In the aftermath of the massacre, Silver kisses Bruce while Selina watches from outside. Gordon decides to investigate Galavan after he confronts him for not shooting Cobblepot and everything he heard. Nygma returns to the morgue and is confronted again by the evil personality. The evil personality convinces Nygma that he enjoyed the killing and leaving riddles. Both Nygma's personalities merge and he prepares to dispose of Kringle's corpse.

==Reception==

===Ratings===
The episode was watched by 4.27 million viewers. This was a decrease in viewership from the previous episode, which was watched by 4.32 million viewers. This made Gotham the most watched program of the day in FOX, beating Minority Report.

===Critical reviews===
"Rise of the Villains: Mommy's Little Monster" received positive reviews from critics. The episode received a rating of 71% with an average score of 6.4 out of 10 on the review aggregator Rotten Tomatoes, with the site's consensus stating: "Even though it dwells too long on Bruce's teenage drama, 'Mommy's Little Villain' is mostly an action-packed episode of Gotham with new developments for many of the major characters."

Matt Fowler of IGN gave the episode a "good" 7.5 out of 10 and wrote in his verdict: "'Mommy's Little Monster' made some big moves in the lives of Penguin and Nygma while also allowing Gordon to learn the truth about Theo. Naturally though, there were some hiccups. A lot of the cop stuff plays out in wonky ways and Gordon never really seems to make the best decisions when it comes to confronting his enemies. Or ascertaining their actual danger. But - hey! - let's give it up for AN ACTUAL MENTION OF HIS APARTMENT. A place he must have somehow gotten between now and when he was crashing in the precinct locker room. IT EXISTS!"
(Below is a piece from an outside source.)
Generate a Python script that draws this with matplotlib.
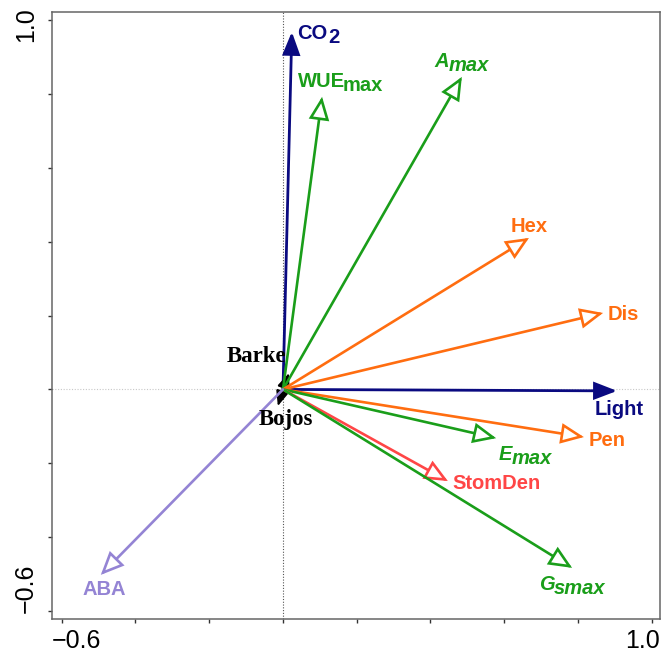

The A.V. Club's Kyle Fowle gave the episode a "B−" grade and wrote, "There's no telling if the cohesive threads in 'Mommy's Little Monster' will hold together and begin to unravel at just the right time, but at least the episode shows signs of what Gotham can be. This is an episode with a bevy of solid Bullock one-liners, a determined and menacing Penguin, and a clear narrative complete with fun twists and contemplation of forthcoming consequences—we'll just ignore the horrible (pre?) teen love triangle for now. It's not perfect, but it's Gotham with a purpose, and that’s more than can be said for most of this season so far.